To submit the app connect to one of the workers or the master and execute:

/opt/spark/bin/spark-submit --master spark://spark-master:7077 \
--jars /opt/spark-apps/postgresql-42.2.22.jar \
--driver-memory 1G \
--executor-memory 1G \
/opt/spark-apps/main.py

MTA Bus Analytics[Scala]

This program takes the archived data from MTA Bus Time and make some aggregations on it, the calculated results are persisted on postgresql tables.
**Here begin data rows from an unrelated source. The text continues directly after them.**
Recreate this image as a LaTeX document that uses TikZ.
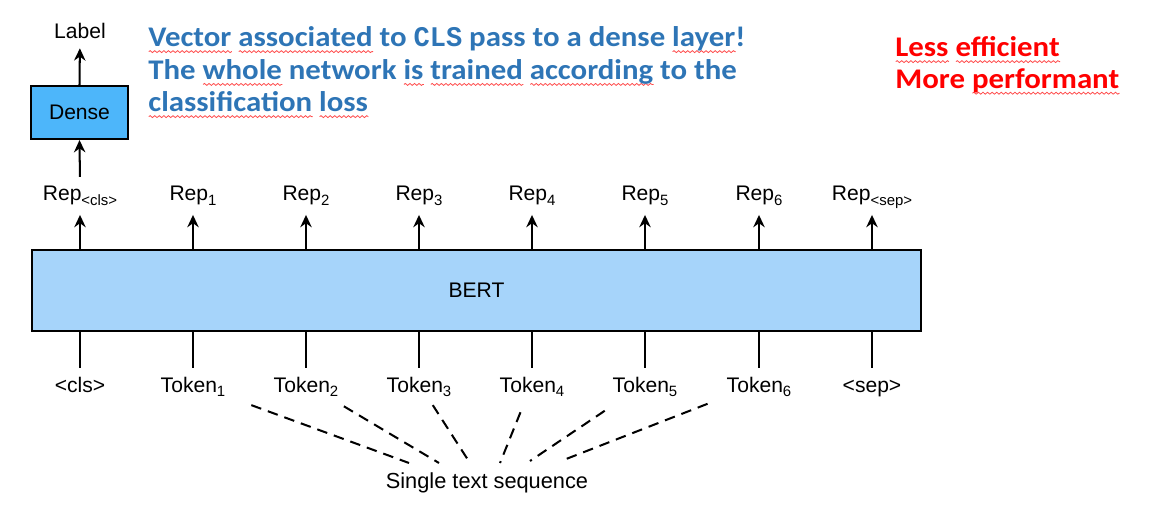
\documentclass[tikz,border=0pt]{standalone}
\usepackage{fontspec}
\setmainfont{Liberation Sans}
\newfontfamily\hfont[FakeStretch=1.084]{Carlito}
\newfontfamily\mfont[FakeStretch=0.95]{Liberation Mono}
\usetikzlibrary{arrows.meta,calc,decorations.pathmorphing}
\definecolor{bertfill}{HTML}{A6D4FA}
\definecolor{densefill}{HTML}{4DB6FA}
\definecolor{noteblue}{HTML}{2E75B6}
\definecolor{notered}{HTML}{FF0000}
\definecolor{squig}{HTML}{FF4A4A}
\newsavebox\sqbox
\newlength\sqlen
\newcommand\sq[1]{\sbox\sqbox{#1}\setlength\sqlen{\wd\sqbox}\rlap{\raisebox{-2.8pt}[0pt][0pt]{\tikz[x=1pt,y=1pt,baseline=0pt]\draw[squig,line width=0.45pt,decorate,decoration={snake,amplitude=0.55pt,segment length=2.6pt}] (0,0) -- (\sqlen,0);}}\usebox\sqbox}
\newcommand\sbx[1]{\raisebox{-2.5pt}{\fontsize{8.5}{10}\selectfont #1}}
\begin{document}
\begin{tikzpicture}[x=0.02cm,y=-0.02cm,
  lbl/.style={inner sep=0pt, font=\fontsize{12}{14}\selectfont, text height=10pt, text depth=0pt, anchor=base},
  netbox/.style={draw=black, line width=1.2pt, inner sep=0pt, font=\fontsize{12}{14}\selectfont},
  upar/.style={line width=1.15pt, -{Stealth[length=7pt,width=6.5pt]}},
  inline/.style={line width=1.15pt},
  seqline/.style={line width=1.15pt, dash pattern=on 6pt off 4pt},
  note/.style={anchor=base west, inner sep=0pt, font=\hfont\bfseries\fontsize{16.2}{18}\selectfont, text=noteblue},
  redn/.style={anchor=base west, inner sep=0pt, font=\hfont\bfseries\fontsize{16.2}{18}\selectfont, text=notered}]
\useasboundingbox (0,0) rectangle (1160,511);

% network boxes
\node[netbox, fill=bertfill, minimum width=17.78cm, minimum height=1.62cm] (bert) at (476.5,290.5) {BERT};
\node[netbox, fill=densefill, minimum width=1.94cm, minimum height=1.06cm] (dense) at (79.5,112.5) {Dense};
\node[lbl] (label) at (80,38.3) {Label};

% representations
\node[lbl] (r0) at (80,200.7) {Rep\sbx{<cls>}};
\node[lbl] (r1) at (193,200.7) {Rep\sbx{1}};
\node[lbl] (r2) at (306,200.7) {Rep\sbx{2}};
\node[lbl] (r3) at (419,200.7) {Rep\sbx{3}};
\node[lbl] (r4) at (532,200.7) {Rep\sbx{4}};
\node[lbl] (r5) at (645,200.7) {Rep\sbx{5}};
\node[lbl] (r6) at (759,200.7) {Rep\sbx{6}};
\node[lbl] (r7) at (872,200.7) {Rep\sbx{<sep>}};

% tokens
\node[lbl] (t0) at (80,392.5) {<cls>};
\node[lbl] (t1) at (193,392.5) {Token\sbx{1}};
\node[lbl] (t2) at (306,392.5) {Token\sbx{2}};
\node[lbl] (t3) at (419,392.5) {Token\sbx{3}};
\node[lbl] (t4) at (532,392.5) {Token\sbx{4}};
\node[lbl] (t5) at (645,392.5) {Token\sbx{5}};
\node[lbl] (t6) at (759,392.5) {Token\sbx{6}};
\node[lbl] (t7) at (872,392.5) {<sep>};

\node[lbl, font=\fontsize{12.4}{14}\selectfont] (seq) at (487,488) {Single text sequence};

% arrows out of BERT
\foreach \i in {0,...,7}{
  \draw[upar, shorten >=7.9pt] (bert.north -| r\i) -- (r\i.south);
  \draw[inline, shorten >=4pt] (bert.south -| t\i) -- (t\i.north);
}
\draw[upar, shorten <=3.4pt] (r0.north) -- (dense.south);
\draw[upar, shorten >=5.5pt] (dense.north) -- (label.south);

% dashed links to the sequence
\coordinate (e1) at ($(seq.base)+(-78,-25)$);
\coordinate (e2) at ($(seq.base)+(-48,-25)$);
\coordinate (e3) at ($(seq.base)+(-17,-25)$);
\coordinate (e4) at ($(seq.base)+(13,-25)$);
\coordinate (e5) at ($(seq.base)+(43,-27)$);
\coordinate (e6) at ($(seq.base)+(74,-27)$);
\draw[seqline] ($(t1.center)!0.27!(e1)$) -- (e1);
\draw[seqline] ($(t2.center)!0.285!(e2)$) -- (e2);
\draw[seqline] ($(t3.center)!0.27!(e3)$) -- (e3);
\draw[seqline] ($(t4.center)!0.36!(e4)$) -- (e4);
\draw[seqline] ($(t5.center)!0.35!(e5)$) -- (e5);
\draw[seqline] ($(t6.center)!0.26!(e6)$) -- (e6);

% notes
\node[note] (n1) at (148,46.7) {\sq{Vector} \sq{associated} to {\mfont CLS} pass to a dense \sq{layer}!};
\node[note] (n2) at (148,79.5) {The \sq{whole} network \sq{is} \sq{trained} \sq{according} to the};
\node[note] (n3) at (148,111.7) {\sq{classification} \sq{loss}};
\node[redn] (l1) at (895,56.7) {\sq{Less} \sq{efficient}};
\node[redn] (l2) at (895,88.3) {More \sq{performant}};
\end{tikzpicture}
\end{document}
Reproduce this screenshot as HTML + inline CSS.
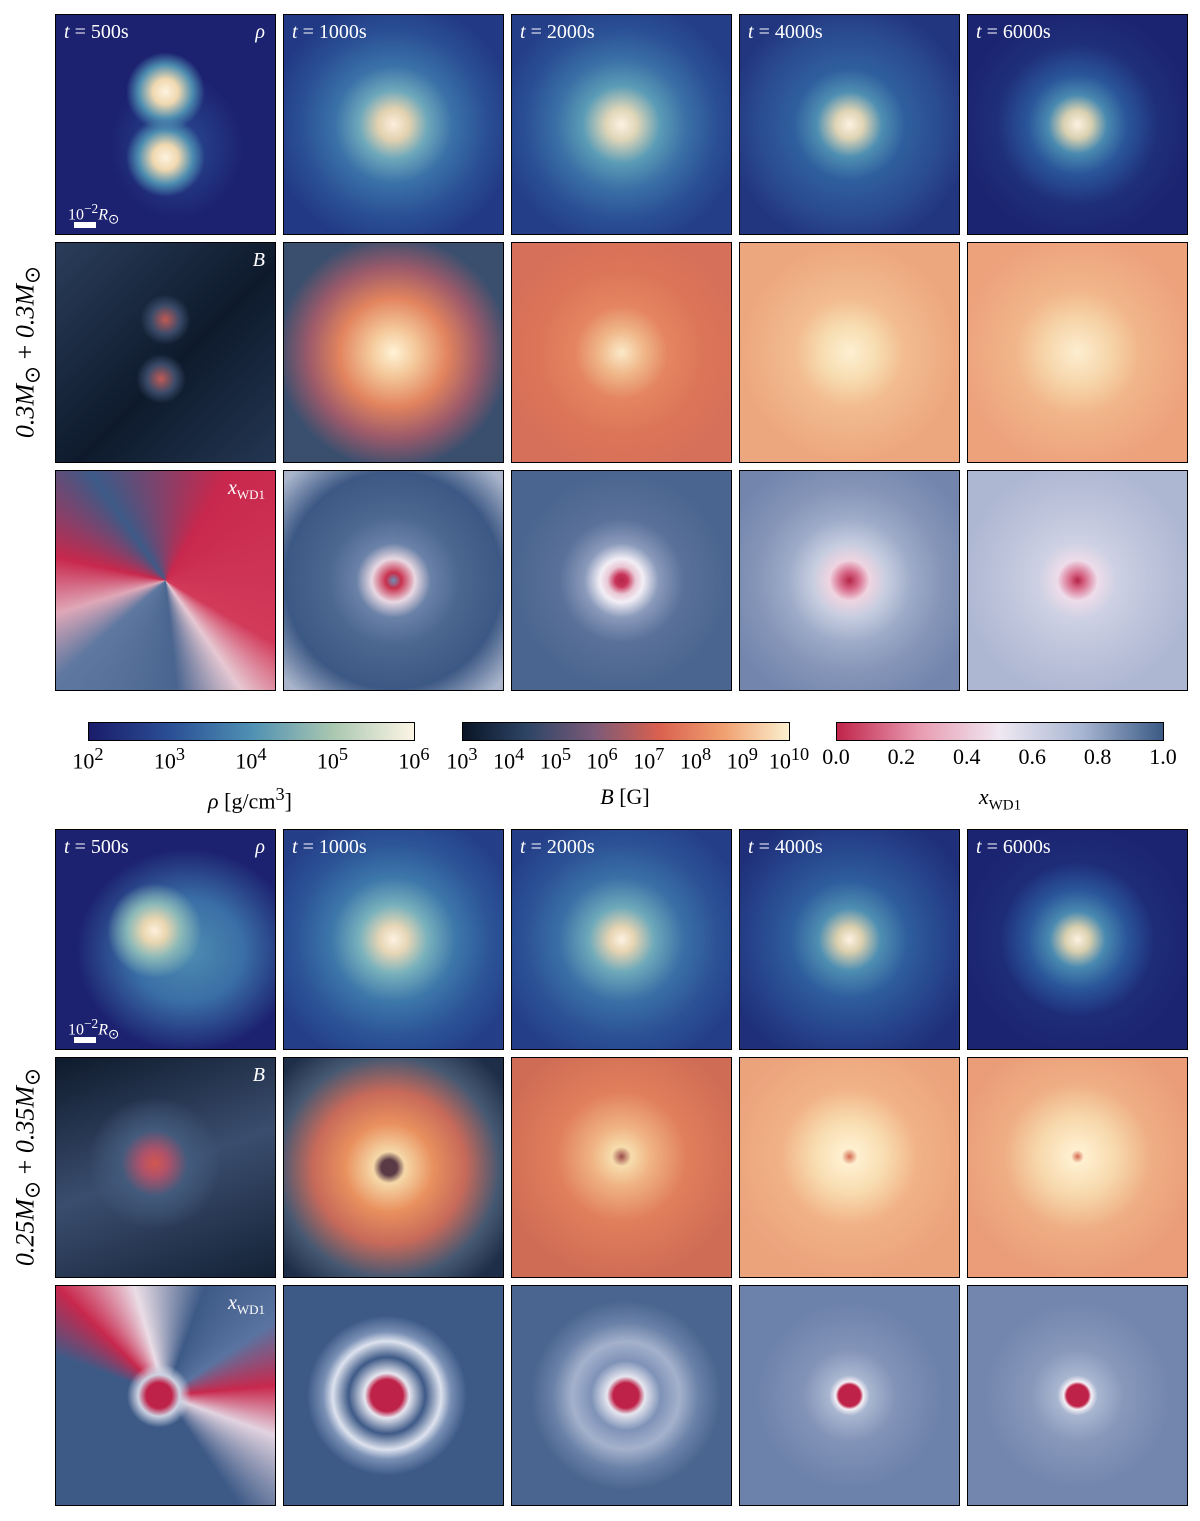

Each persisted table correspond to a particullar aggregation:

Table	Aggregation
day_summary	A summary of vehicles reporting, stops visited, average speed and distance traveled(all vehicles)
speed_excesses	Speed excesses calculated in a 5 minute window
average_speed	Average speed by vehicle
distance_traveled	Total Distance traveled by vehicle

To submit the app connect to one of the workers or the master and execute:

/opt/spark/bin/spark-submit --deploy-mode cluster \
--master spark://spark-master:7077 \
--total-executor-cores 1 \
--class mta.processing.MTAStatisticsApp \
--driver-memory 1G \
--executor-memory 1G \
--jars /opt/spark-apps/postgresql-42.2.22.jar \
--conf spark.driver.extraJavaOptions='-Dconfig-path=/opt/spark-apps/mta.conf' \
--conf spark.executor.extraJavaOptions='-Dconfig-path=/opt/spark-apps/mta.conf' \
/opt/spark-apps/mta-processing.jar

You will notice on the spark-ui a driver program and executor program running(In scala we can use deploy-mode cluster)

Conclusions

We've created a simpler version of a spark cluster in docker-compose, the main goal of this cluster is to provide you with a local environment to test the distributed nature of your spark apps without making any deploy to a production cluster.
The generated image isn't designed to have a small footprint(Image size is about 1gb).
This cluster is only necessary when you want to run a spark app in a distributed environment in your machine(Production use is discouraged, use databricks or kuberetes setup instead).

What's left to do?

Right now to run applications in deploy-mode cluster is necessary to specify arbitrary driver port through spark.driver.port configuration (I must fix some networking and port issues).
The spark submit entry in the start-spark.sh is unimplemented, the submit used in the demos can be triggered from any worker.